Quantum stochastic calculus is a new field on borders of stochastic processes, operator theory and quantum theory of open systems. Mathematically, it emerges on the intersection of the two fundamental concepts — second quantization and linearly ordered time filteration, and has its roots in the continuous tensor product structure of the underlying Fock space, studied since the 60’s in the works of R. F. Streater, H. Araki, K. R. Parthasarathy and K. Schmidt, A. Guichardet and others. Quantum stochastic calculus provides new and often unexpected links between classical and quantum stochastics, leading in particular to a unification of continuous and jump processes; reveals an algebraic background of the stochastic integral and of the Itô’s formula; allows stochastic representations for the dynamics of open quantum systems through solutions of quantum stochastic differential equations. This monograph gives a systematic and self-contained introduction to the Fock space quantum stochastic calculus in its basic form, introduced by R. L. Hudson and the author in 1984.
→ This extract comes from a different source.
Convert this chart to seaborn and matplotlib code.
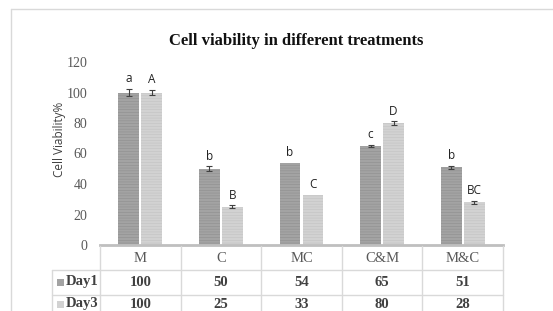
import pandas as pd
import matplotlib.pyplot as plt
import seaborn as sns
from matplotlib.lines import Line2D
from matplotlib.patches import Rectangle

treatments = ["M", "C", "MC", "C&M", "M&C"]
day1 = [100, 50, 54, 65, 51]
day3 = [100, 25, 33, 80, 28]
err1 = [2.5, 1.5, 0, 0.5, 1.0]
err3 = [1.5, 1.0, 0, 1.0, 1.0]
letters1 = ["a", "b", "b", "c", "b"]
letters3 = ["A", "B", "C", "D", "BC"]
days = ["Day1", "Day3"]
colors = ["#a3a3a3", "#d2d2d2"]

df = pd.DataFrame({
    "Treatment": treatments * 2,
    "Viability": day1 + day3,
    "Day": ["Day1"] * 5 + ["Day3"] * 5,
})

sns.set_style("white")
plt.rcParams["hatch.linewidth"] = 0.4

W, H = 553, 311
fig = plt.figure(figsize=(W / 100, H / 100), dpi=100)

def fx(px):
    return px / W

def fy(py):
    return 1 - py / H

ax = fig.add_axes([fx(100), fy(245), fx(503) - fx(100), fy(62) - fy(245)])
sns.barplot(data=df, x="Treatment", y="Viability", hue="Day", palette=colors,
            width=0.57, gap=0.1, legend=False, ax=ax, errorbar=None)

# striped fill like the Excel texture
for i, bar in enumerate(ax.patches):
    shade = "#8f8f8f" if i < 5 else "#c2c2c2"
    bar.set_edgecolor(shade)
    bar.set_linewidth(0)
    bar.set_hatch("------")

errs = err1 + err3
labs = letters1 + letters3
vals = day1 + day3
for bar, v, e, lab in zip(ax.patches, vals, errs, labs):
    cx = bar.get_x() + bar.get_width() / 2
    if e > 0:
        ax.errorbar(cx, v, yerr=e, color="#404040", capsize=2.5, lw=0.8, capthick=0.8)
    ax.text(cx, v + e + 2.5, lab, ha="center", va="bottom", fontsize=8.5,
            family="Open Sans", color="#222222")

ax.set_ylim(0, 120)
ax.set_yticks(range(0, 121, 20))
ax.set_xlim(-0.5, 4.5)
ax.set_xticks([])
ax.set_xlabel("")
ax.set_ylabel("")
for s in ["top", "right", "left"]:
    ax.spines[s].set_visible(False)
ax.spines["bottom"].set_color("#bfbfbf")
ax.spines["bottom"].set_linewidth(2)
ax.tick_params(axis="y", length=0, pad=9, labelsize=10, labelcolor="#595959")
for t in ax.get_yticklabels():
    t.set_family("Liberation Serif")

fig.text(fx(296), fy(41), "Cell viability in different treatments", ha="center", va="center",
         fontsize=12, fontweight="bold", family="Liberation Serif", color="#111111")
fig.text(fx(60), fy(139), "Cell Viability%", rotation=90, ha="center", va="center",
         fontsize=8.5, family="Open Sans", color="#404040")

# outer frame
fig.add_artist(Line2D([fx(11), 1], [fy(9), fy(9)], color="#d9d9d9", lw=1))
fig.add_artist(Line2D([fx(11), fx(11)], [fy(9), 0], color="#d9d9d9", lw=1))

# data table below the axis
col_w = (503 - 100) / 5
grid = "#d9d9d9"
fig.add_artist(Line2D([fx(100), fx(100)], [fy(246), 0], color=grid, lw=1))
for i in range(1, 6):
    x = 100 + i * col_w
    fig.add_artist(Line2D([fx(x), fx(x)], [fy(246), 0], color=grid, lw=1))
fig.add_artist(Line2D([fx(52), fx(52)], [fy(270), 0], color=grid, lw=1))
for y in [270, 295]:
    fig.add_artist(Line2D([fx(52), fx(503)], [fy(y), fy(y)], color=grid, lw=1))

for i, name in enumerate(treatments):
    cx = 100 + (i + 0.5) * col_w
    fig.text(fx(cx), fy(258), name, ha="center", va="center", fontsize=10.5,
             family="Liberation Serif", color="#595959")
    fig.text(fx(cx), fy(282), str(day1[i]), ha="center", va="center", fontsize=10.5,
             family="Liberation Serif", fontweight="bold", color="#404040")
    fig.text(fx(cx), fy(304), str(day3[i]), ha="center", va="center", fontsize=10.5,
             family="Liberation Serif", fontweight="bold", color="#404040")

for j, (d, c, y) in enumerate(zip(days, colors, [282, 304])):
    fig.add_artist(Rectangle((fx(57), fy(y + 3.5)), fx(7), fy(0) - fy(7),
                             facecolor=c, edgecolor="none", transform=fig.transFigure))
    fig.text(fx(66), fy(y), d, ha="left", va="center", fontsize=10.5,
             family="Liberation Serif", fontweight="bold", color="#404040")

fig.savefig("out.png", dpi=100, facecolor="white")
The monograph is divided into three clear-cut parts. Chapter I “Events, observables and states” gives a necessary background in operator theory and noncommutative probability. The central concept is that of quantum observable viewed from three different points: as a spectral measure on the real line, as a selfadjoint operator in a Hilbert space, and as a unitary representation of the additive group of the real line. A number of classical operator-theoretic results, such as Hahn-Hellinger’s, Stone’s, von Neumann’s, Schatten’s theorems and also Gleason’s and Wigner’s theorems is presented with complete proofs, some of which are modified and adapted by the author. Special attention is paid to concrete examples of quantum observables and their distributions.
Chapter II “Observables and states in tensor products of Hilbert spaces” provides an account of second quantization adapted to the needs of quantum stochastic calculus. It begins with a description of Hilbert tensor products based on properties of positive definite kernels. Discrete quantum flows are described as noncommutative analogs of Markov chains, with many interesting examples. Embedding of infinitely divisible random variables in the Fock space and Shale’s theorem on unitary implementation of symplectic automorphisms are considered in detail. Along with basic material, recent developments, such as free stochastic calculus or kernel algebra are discussed or indicated in numerous examples, exercises and in notes.
The final goal is achieved in Chapter III “Stochastic integration and quantum Itô’s formula”. Here the original construction of the quantum stochastic integral with respect to creation, conservation and annihilation processes in the Fock space is presented, resulting in the quantum Itô’s product formula; an existence theorem for solutions of quantum stochastic differential equations with infinite number of degrees of freedom is proved, giving rise to quantum diffusions — the Evans- Hudson flows; a stochastic representation of a quantum dynamical semigroup through the flow is exhibited. The book ends with a digression on completely positive maps and Stinespring’s theorem and with the proof of the Lindblad-Gorini-Kossakowski-Sudarshan representation for the generator of a norm-continuous quantum dynamical semigroup, complemented by the study of uniqueness of the representation.
The field of the noncommutative probability has undergone fast development in the past two decades and certainly deserves broader recognition, in particular, among probability theorists. However, there are serious obstacles preventing from quick recognition: one is relative conceptual novelty and complexity of qantum phenomenology, requiring from a novice intellectual efforts comparable with transition from determinism to classical probability; the other is a necessity of using the mathematics of operators rather different or even disjoint from the familiar measure-theoretic background. In Parthasarathy’s book these difficulties are managed by making emphasis on the mathematical aspects of quantum formalism and its connections with classical probability and by extensive presentation of carefully selected functional analytic material. This makes the book very convenient for a reader with the probability-theoretic orientation, wishing to make acquaintance with wonders of the noncommutative probability, and, more specifically, for a mathematics student studying this field.